A death row inmate in Alabama is still alive today after the medical team assigned to his execution failed to find a second vein in which to inject the lethal drugs.
Kenneth Eugene Smith, 57, was scheduled to die by lethal injection at 6 p.m. on Thursday at Holman Correctional Facility in Atmore, Alabama, for his role in the 1988 murder-for-hire plot that left preacher's wife Elizabeth Dorlene Sennett, 45, dead. Sennett was stabbed eight times in the chest and once on each side of her neck. Her husband, Charles Sennett Sr., the pastor of the Westside Church of Christ, hired Billy Gray Williams to kill his wife so that he could collect life insurance money, and Williams, in turn, hired Smith and John Forrest Parker to assist him. Williams intended to keep $1,000 for himself, and he offered to pay Smith and Parker $1,000 each for their participation in the murder as well.
Though Smith's 1989 conviction and impending death sentence were overturned in 1992, he was retried and convicted again in 1996. This time, the jury voted 11-1 to sentence Smith to life in prison, but the judge in the case overruled the jury and imposed the death sentence on Smith.
A 2017 change to Alabama law now forbids judges from overruling juries who wish to sentence convicts to life in prison rather than the death penalty. However, that law does not apply retroactively, so it did not affect Smith's conviction or his death sentence.
Beginning in August, Smith's lawyers attempted to forestall his scheduled execution for two reasons. The first was related to the 2017 law regarding judicial override, but the U.S. Supreme Court dismissed that reasoning.
Smith's lawyers also argued that the medical teams assigned to Alabama executions had already struggled to find suitable veins in at least two other executions. A third execution was then postponed in September for the same reason.
In July, the execution of Joe Nathan James Jr. was delayed three hours because medical personnel could not find a second suitable vein, which is required per state protocol. James was punctured repeatedly during that three-hour period.
Though James was eventually administered the lethal drugs, he was nonverbal and unresponsive by the time he was brought before witnesses. The death chamber in Alabama executions is not available to witnesses until the inmate has the necessary IVs already in place. Anti-death penalty groups called the execution "botched."
Then in late September, medical teams once again struggled to locate two veins in death row inmate Alan Miller, who is obese. At the time, teams were unable to locate veins after an hour of searching, and with the expiration of the death warrant looming, Miller's execution was postponed. The state has already moved to reschedule his execution.
In light of these recent issues, plus a botched execution in 2018, Smith's attorneys filed motions, first with U.S. District Judge R. Austin Huffaker Jr., and then simultaneous motions with the Eleventh Circuit Court of Appeals and the U.S. Supreme Court. Huffaker denied the motion to stay the execution, and on Wednesday, SCOTUS likewise denied the stay.

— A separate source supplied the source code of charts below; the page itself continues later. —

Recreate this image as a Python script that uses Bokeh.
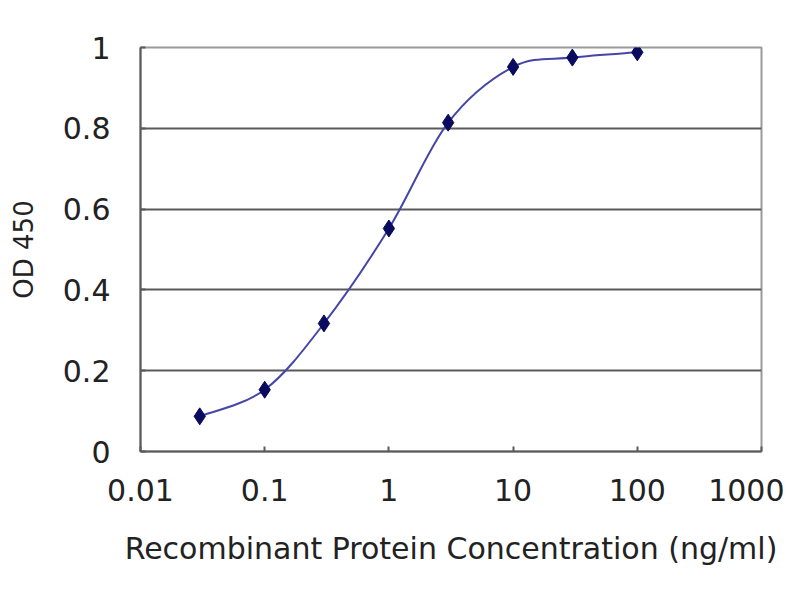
import numpy as np
from bokeh.plotting import figure
from bokeh.models import FixedTicker, CustomJSTickFormatter
from bokeh.embed import file_html
from bokeh.resources import INLINE

# standard curve, concentration in ng/ml vs OD 450
conc = [0.03, 0.1, 0.3, 1, 3, 10, 30, 100]
od450 = [0.087, 0.153, 0.317, 0.552, 0.814, 0.952, 0.975, 0.988]

x_ticks = [0.01, 0.1, 1, 10, 100, 1000]
y_ticks = [0, 0.2, 0.4, 0.6, 0.8, 1]

FONT = "DejaVu Sans"
GRID = "#5a5a5a"
TEXT = "#222222"

p = figure(width=784, height=584, x_axis_type="log", x_range=(0.01, 1000), y_range=(0, 1),
           output_backend="svg", toolbar_location=None,
           min_border_left=140, min_border_right=23, min_border_top=47, min_border_bottom=133)
p.background_fill_color = "white"
p.border_fill_color = "white"
p.outline_line_color = "#9a9a9a"
p.outline_line_width = 2

p.xgrid.visible = False
p.ygrid.ticker = FixedTicker(ticks=y_ticks)
p.ygrid.grid_line_color = GRID
p.ygrid.grid_line_width = 2

p.xaxis.ticker = FixedTicker(ticks=x_ticks, minor_ticks=[])
p.xaxis.formatter = CustomJSTickFormatter(code="return tick.toString();")
p.yaxis.ticker = FixedTicker(ticks=y_ticks, minor_ticks=[])
p.yaxis.formatter = CustomJSTickFormatter(code="return tick.toString();")

for ax in (p.xaxis, p.yaxis):
    ax.axis_line_color = GRID
    ax.axis_line_width = 2
    ax.major_tick_line_color = GRID
    ax.major_tick_line_width = 2
    ax.major_tick_in = 5
    ax.major_tick_out = 0
    ax.minor_tick_line_color = None
    ax.major_label_text_font = FONT
    ax.major_label_text_font_size = "30px"
    ax.major_label_text_color = TEXT
    ax.axis_label_text_font = FONT
    ax.axis_label_text_font_style = "normal"
    ax.axis_label_text_color = TEXT

p.xaxis.major_label_standoff = 27
p.yaxis.major_label_standoff = 30
p.xaxis.axis_label = "Recombinant Protein Concentration (ng/ml)"
p.xaxis.axis_label_text_font_size = "30px"
p.xaxis.axis_label_standoff = 27
p.yaxis.axis_label = "OD 450"
p.yaxis.axis_label_text_font_size = "26px"
p.yaxis.axis_label_standoff = 21

# smooth curve through the points: catmull-rom segments drawn as beziers in log-x space
lx = np.log10(conc)
yy = np.array(od450)
px = np.concatenate([[lx[0]], lx, [lx[-1]]])
py = np.concatenate([[yy[0]], yy, [yy[-1]]])
x0, y0, x1, y1, cx0, cy0, cx1, cy1 = [], [], [], [], [], [], [], []
for i in range(1, len(px) - 2):
    x0.append(10 ** px[i]); y0.append(py[i])
    x1.append(10 ** px[i + 1]); y1.append(py[i + 1])
    cx0.append(10 ** (px[i] + (px[i + 1] - px[i - 1]) / 6)); cy0.append(py[i] + (py[i + 1] - py[i - 1]) / 6)
    cx1.append(10 ** (px[i + 1] - (px[i + 2] - px[i]) / 6)); cy1.append(py[i + 1] - (py[i + 2] - py[i]) / 6)
p.bezier(x0=x0, y0=y0, x1=x1, y1=y1, cx0=cx0, cy0=cy0, cx1=cx1, cy1=cy1,
         line_color="#4646a6", line_width=2)

p.scatter(conc, od450, marker="diamond", size=17, fill_color="#0a0a5e", line_color="#0a0a5e")

open("out.html", "w").write(file_html(p, INLINE))
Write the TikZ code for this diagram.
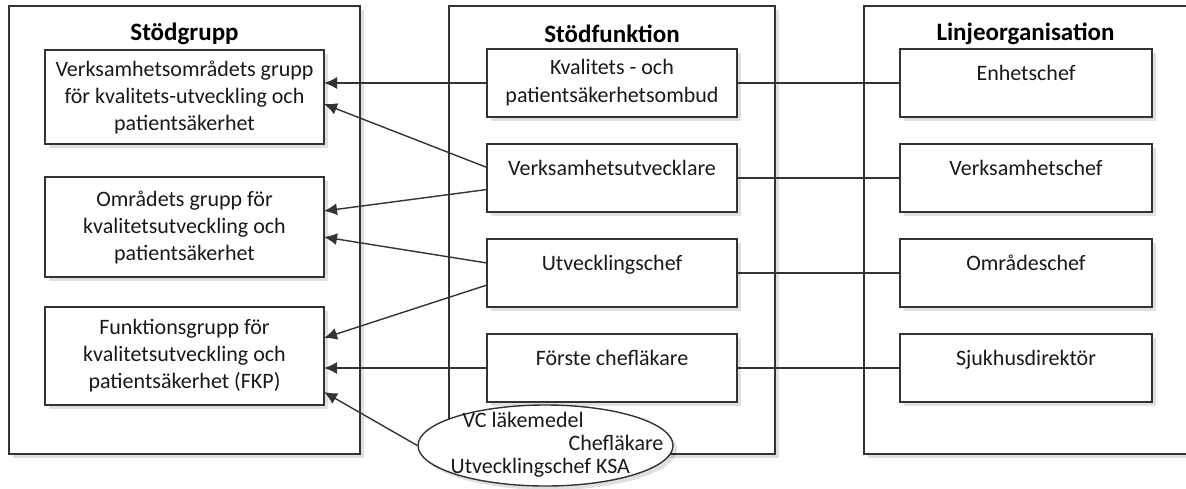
\documentclass[tikz,border=0pt]{standalone}
\usepackage{fontspec}
\setmainfont{Carlito}
\usetikzlibrary{positioning,shapes.geometric,shadows,arrows.meta}

\begin{document}
\begin{tikzpicture}[
		x=0.5pt, y=-0.5pt,
		node distance=13.5pt and 81.5pt,
		ar/.style={-{Latex[length=6.5pt,width=6pt]}, draw=black!80, line width=0.7pt},
		ln/.style={draw=black!80, line width=0.7pt},
		shd/.style={drop shadow={shadow xshift=2pt, shadow yshift=-2pt, opacity=0.12, fill=black}},
		outerbox/.style={draw=black!80, fill=white, line width=0.7pt, minimum height=224pt, inner sep=0, outer sep=0, shd},
		title/.style={font=\fontsize{12.5}{14}\selectfont\bfseries, text=black},
		grpbox/.style={draw=black!80, fill=white, line width=0.7pt, minimum width=139.5pt, align=center, inner sep=0, outer sep=0, font=\fontsize{11}{13.5}\selectfont, text=black!90, shd},
		funbox/.style={draw=black!80, fill=white, line width=0.7pt, minimum width=125pt, minimum height=34pt, align=center, inner sep=0, outer sep=0, font=\fontsize{11}{14}\selectfont, text=black!90, shd},
		linbox/.style={funbox, minimum width=126pt},
		oneline/.style={text height=8pt, text depth=11pt},
		ellbox/.style={ellipse, draw=black!80, fill=white, line width=0.7pt, minimum width=127.5pt, minimum height=40.5pt, inner sep=0, shd}
	]
	\clip (0,0) rectangle (1186,488);
	\node[outerbox, minimum width=175.5pt] (sgrp) at (184.5,230) {};
	\node[outerbox, minimum width=163pt] (sfun) at (612,230) {};
	\node[outerbox, minimum width=178pt] (linj) at (1042,230) {};
	\node[title] (tgrp) at (184.5,34) {Stödgrupp};
	\node[title] (tfun) at (612,34) {Stödfunktion};
	\node[title] (tlinj) at (1025.5,34) {Linjeorganisation};

	\node[grpbox, minimum height=47pt] (g1) at (184.5,97) {Verksamhetsområdets grupp\\för kvalitets-utveckling och\\patientsäkerhet};
	\node[grpbox, minimum height=50pt, below=16.5pt of g1] (g2) {Områdets grupp för\\kvalitetsutveckling och\\patientsäkerhet};
	\node[grpbox, minimum height=49pt, below=15pt of g2] (g3) {Funktionsgrupp för\\kvalitetsutveckling och\\patientsäkerhet (FKP)};

	\node[funbox] (kval) at (612,83) {Kvalitets - och\\patientsäkerhetsombud};
	\node[funbox, oneline, below=of kval] (verk) {Verksamhetsutvecklare};
	\node[funbox, oneline, below=of verk] (utv) {Utvecklingschef};
	\node[funbox, oneline, below=of utv] (forst) {Förste chefläkare};

	\node[linbox, oneline, right=of kval] (enh) {Enhetschef};
	\node[linbox, oneline, right=of verk] (vchef) {Verksamhetschef};
	\node[linbox, oneline, right=of utv] (ochef) {Områdeschef};
	\node[linbox, oneline, right=of forst] (sjuk) {Sjukhusdirektör};

	\node[ellbox] (ell) at (545.5,445.5) {};
	\node[align=left, inner sep=0, font=\fontsize{11}{11.5}\selectfont, text=black!90] (elltxt) at (557,445) {\hspace*{6pt}VC läkemedel\\\hspace*{59pt}Chefläkare\\Utvecklingschef KSA};

	\draw[ar] (kval.west) -- (kval.west -| g1.east);
	\draw[ar] ([yshift=5.25pt]verk.west) -- ([yshift=-3.5pt]g1.east);
	\draw[ar] ([yshift=-5.75pt]verk.west) -- ([yshift=8pt]g2.east);
	\draw[ar] ([yshift=5pt]utv.west) -- ([yshift=-5pt]g2.east);
	\draw[ar] ([yshift=-6pt]utv.west) -- ([yshift=9pt]g3.east);
	\draw[ar] (forst.west) -- (forst.west -| g3.east);
	\draw[ar] (ell.west) -- ([yshift=-18pt]g3.east);

	\draw[ln] (kval.east) -- (enh.west);
	\draw[ln] (verk.east) -- (vchef.west);
	\draw[ln] (utv.east) -- (ochef.west);
	\draw[ln] (forst.east) -- (sjuk.west);
\end{tikzpicture}
\end{document}
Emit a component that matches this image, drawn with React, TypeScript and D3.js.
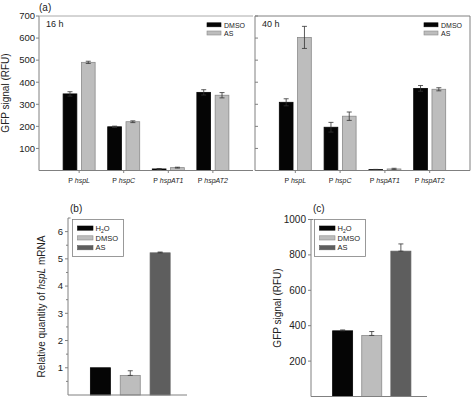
import React from 'react';
import * as d3 from 'd3';

const promoters = ['hspL', 'hspC', 'hspAT1', 'hspAT2'];
const dmso16 = [347, 198, 7, 354];
const dmso16Err = [10, 3, 2, 12];
const as16 = [490, 221, 13, 341];
const as16Err = [5, 4, 2, 12];
const dmso40 = [309, 196, 4, 372];
const dmso40Err = [16, 22, 1, 13];
const as40 = [603, 246, 7, 368];
const as40Err = [50, 19, 3, 7];
const yTicksA = [100, 200, 300, 400, 500, 600, 700];

const treatments = ['H2O', 'DMSO', 'AS'];
const mrna = [1.0, 0.72, 5.22];
const mrnaErr = [0, 0.17, 0.03];
const yTicksB = [1, 2, 3, 4, 5, 6];
const gfp = [371, 345, 821];
const gfpErr = [5, 22, 41];
const yTicksC = [200, 400, 600, 800, 1000];

const FONT = '"Liberation Sans", Arial, Helvetica, sans-serif';
const AXIS = '#808080';
const TEXT = '#222';
const BLACK = '#050505';
const LIGHT = '#bdbdbd';
const DARK = '#5e5e5e';
const colorsA: Record<string, string> = { DMSO: BLACK, AS: LIGHT };
const colorsBC = [BLACK, LIGHT, DARK];

function ErrBar({ x, y0, y1, cap = 2.5, color = '#333' }: any) {
  return (
    <g stroke={color} strokeWidth={0.8}>
      <line x1={x} x2={x} y1={y0} y2={y1} />
      <line x1={x - cap} x2={x + cap} y1={y0} y2={y0} />
      <line x1={x - cap} x2={x + cap} y1={y1} y2={y1} />
    </g>
  );
}

function PanelA({ x0, x1, dm, dmErr, as, asErr, title, left }: any) {
  const y = d3.scaleLinear().domain([0, 700]).range([170.5, 16]);
  const x = d3.scalePoint<string>().domain(promoters).range([x0, x1]).padding(0.9);
  const sub = d3.scaleBand<string>().domain(['DMSO', 'AS']).range([-16, 16]).paddingInner(0.25);
  const series = [
    { key: 'DMSO', vals: dm, errs: dmErr },
    { key: 'AS', vals: as, errs: asErr },
  ];
  const yb = y(0);
  return (
    <g>
      {series.map((s) =>
        promoters.map((p, i) => {
          const bx = (x(p) as number) + (sub(s.key) as number);
          const bw = sub.bandwidth();
          const top = y(s.vals[i]);
          return (
            <g key={s.key + p}>
              <rect x={bx} y={top} width={bw} height={yb - top} fill={colorsA[s.key]}
                stroke={s.key === 'AS' ? '#8a8a8a' : BLACK} strokeWidth={0.8} />
              <ErrBar x={bx + bw / 2} y0={y(s.vals[i] + s.errs[i])} y1={y(Math.max(0, s.vals[i] - s.errs[i]))} />
            </g>
          );
        })
      )}
      {/* axes */}
      <line x1={x0} x2={x0} y1={16} y2={yb} stroke={AXIS} strokeWidth={1} />
      <line x1={x0} x2={x1} y1={yb} y2={yb} stroke={AXIS} strokeWidth={1} />
      <line x1={x0} x2={x1} y1={16} y2={16} stroke={left ? '#aaaaaa' : AXIS} strokeWidth={1} />
      {!left && <line x1={x1} x2={x1} y1={16} y2={yb} stroke={AXIS} strokeWidth={1} />}
      {yTicksA.map((t) => (
        <g key={t}>
          {left ? (
            <>
              <line x1={x0 - 3} x2={x0} y1={y(t)} y2={y(t)} stroke={AXIS} />
              <text x={x0 - 4} y={y(t) + 3.3} fontSize={9.5} textAnchor="end" fill={TEXT} fontFamily={FONT}>{t}</text>
            </>
          ) : (
            <line x1={x0} x2={x0 + 3} y1={y(t)} y2={y(t)} stroke={AXIS} />
          )}
        </g>
      ))}
      {promoters.map((p) => (
        <g key={p}>
          <line x1={x(p)} x2={x(p)} y1={yb} y2={yb + 2.5} stroke={AXIS} />
          <text x={x(p)} y={183} fontSize={7} textAnchor="middle" fill={TEXT} fontFamily={FONT}>
            P <tspan fontStyle="italic">{p}</tspan>
          </text>
        </g>
      ))}
      <text x={x0 + 7} y={26.5} fontSize={9} fill={TEXT} fontFamily={FONT}>{title}</text>
      {/* legend */}
      {['DMSO', 'AS'].map((k, i) => (
        <g key={k}>
          <rect x={x1 - 46} y={22.8 + i * 8.2} width={14} height={4} fill={colorsA[k]}
            stroke={k === 'AS' ? '#8a8a8a' : BLACK} strokeWidth={0.6} />
          <text x={x1 - 29} y={27.6 + i * 8.2} fontSize={7} fill={TEXT} fontFamily={FONT}>{k}</text>
        </g>
      ))}
    </g>
  );
}

function LegendBC({ x, y }: any) {
  return (
    <g>
      <rect x={x} y={y} width={51} height={37} fill="white" stroke={AXIS} strokeWidth={0.8} />
      {treatments.map((t, i) => (
        <g key={t}>
          <rect x={x + 5} y={y + 6.5 + i * 9.8} width={15.5} height={4.2} fill={colorsBC[i]} stroke={i === 1 ? '#8a8a8a' : colorsBC[i]} strokeWidth={0.6} />
          <text x={x + 23} y={y + 11.3 + i * 9.8} fontSize={7.5} fill={TEXT} fontFamily={FONT}>
            {t === 'H2O' ? (<>H<tspan fontSize={5} dy={2}>2</tspan><tspan dy={-2}>O</tspan></>) : t}
          </text>
        </g>
      ))}
    </g>
  );
}

function PanelBC({ ax, axEnd, yScale, ticks, vals, errs, minor, tickFont, label, labelX, tag, legendX }: any) {
  const yb = yScale.range()[0];
  const ytop = yScale.range()[1];
  const x = d3.scalePoint<string>().domain(treatments).range([ax + 2.5, axEnd + 3]).padding(1);
  const bw = 20;
  return (
    <g>
      {treatments.map((t, i) => {
        const cx = x(t) as number;
        const top = yScale(vals[i]);
        return (
          <g key={t}>
            <rect x={cx - bw / 2} y={top} width={bw} height={yb - top} fill={colorsBC[i]}
              stroke={i === 1 ? '#8a8a8a' : colorsBC[i]} strokeWidth={0.8} />
            {errs[i] > 0 && <ErrBar x={cx} y0={yScale(vals[i] + errs[i])} y1={top} cap={2.5} />}
          </g>
        );
      })}
      <line x1={ax} x2={ax} y1={ytop} y2={yb} stroke={AXIS} />
      <line x1={ax} x2={ax + 2.5} y1={ytop} y2={ytop} stroke={AXIS} />
      <line x1={ax} x2={axEnd} y1={yb} y2={yb} stroke={AXIS} />
      {ticks.map((t: number) => (
        <g key={t}>
          <line x1={ax - 3} x2={ax} y1={yScale(t)} y2={yScale(t)} stroke={AXIS} />
          <text x={ax - 5} y={yScale(t) + 3.4} fontSize={tickFont} textAnchor="end" fill={TEXT} fontFamily={FONT}>{t}</text>
        </g>
      ))}
      {minor.map((t: number) => (
        <line key={'m' + t} x1={ax - 2} x2={ax} y1={yScale(t)} y2={yScale(t)} stroke={AXIS} />
      ))}
      <text transform={`translate(${labelX},${(yb + ytop) / 2}) rotate(-90)`} fontSize={10} textAnchor="middle" fill={TEXT} fontFamily={FONT}>
        {label}
      </text>
      <text x={ax + 2} y={211.5} fontSize={10} fill={TEXT} fontFamily={FONT}>{tag}</text>
      <LegendBC x={legendX} y={219.5} />
    </g>
  );
}

export default function App() {
  const yB = d3.scaleLinear().domain([0, 6.5]).range([395, 218]);
  const yC = d3.scaleLinear().domain([0, 1000]).range([396.5, 219.5]);
  return (
    <svg width={472} height={401} style={{ position: 'absolute', left: 0, top: 0, background: 'white' }}>
      <rect x={0} y={0} width={472} height={401} fill="white" />
      <text x={39} y={11} fontSize={10} fill={TEXT} fontFamily={FONT}>(a)</text>
      <text transform={`translate(9,93) rotate(-90)`} fontSize={10} textAnchor="middle" fill={TEXT} fontFamily={FONT}>GFP signal (RFU)</text>
      <PanelA x0={39} x1={253} dm={dmso16} dmErr={dmso16Err} as={as16} asErr={as16Err} title="16 h" left={true} />
      <PanelA x0={255} x1={470} dm={dmso40} dmErr={dmso40Err} as={as40} asErr={as40Err} title="40 h" left={false} />
      <PanelBC ax={68} axEnd={187} yScale={yB} ticks={yTicksB} vals={mrna} errs={mrnaErr}
        minor={[0.5, 1.5, 2.5, 3.5, 4.5, 5.5]} tickFont={9.5}
        label={<>Relative quantity of <tspan fontStyle="italic">hspL</tspan> mRNA</>} labelX={45}
        tag="(b)" legendX={72.5} />
      <PanelBC ax={311} axEnd={427} yScale={yC} ticks={yTicksC} vals={gfp} errs={gfpErr}
        minor={[]} tickFont={10}
        label="GFP signal (RFU)" labelX={281}
        tag="(c)" legendX={314.5} />
    </svg>
  );
}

However, on Thursday, the Eleventh Circuit ruled that "factual allegations [in Smith’s complaint] show a pattern of difficulty by ADOC in achieving IV access with prolonged attempts." That ruling returned the motion to Huffaker, who rejected the motion once again. At 8 p.m., two hours after the execution was scheduled to begin, the Eleventh Circuit once again granted a stay. At 10:20 p.m., SCOTUS ruled 6-3 to overrule the Eleventh Circuit and permit the execution to proceed.
By that time, the DOC was in a bit of a bind. The death warrant for Smith expired at midnight, and officials had just over an hour and a half to perform all the necessary intravenous procedures. Within an hour, officials determined that they could not make the deadline and decided to cancel Smith's execution.
As of Friday morning, Smith's attorneys have not filed any new motions.
According to investigators, Smith admitted in a statement that those hired to kill Elizabeth Sennett had "agreed for John [Forrest Parker] and I to do the murder." Parker was executed for his role in the murder in 2010. Just before his death, he told Sennett's two sons, "I’m sorry. I don’t ever expect you to forgive me. I really am sorry."
Pastor Sennett, who orchestrated the crime because he was heavily in debt, committed suicide about a week after his wife's death because police had begun to suspect he was involved in it.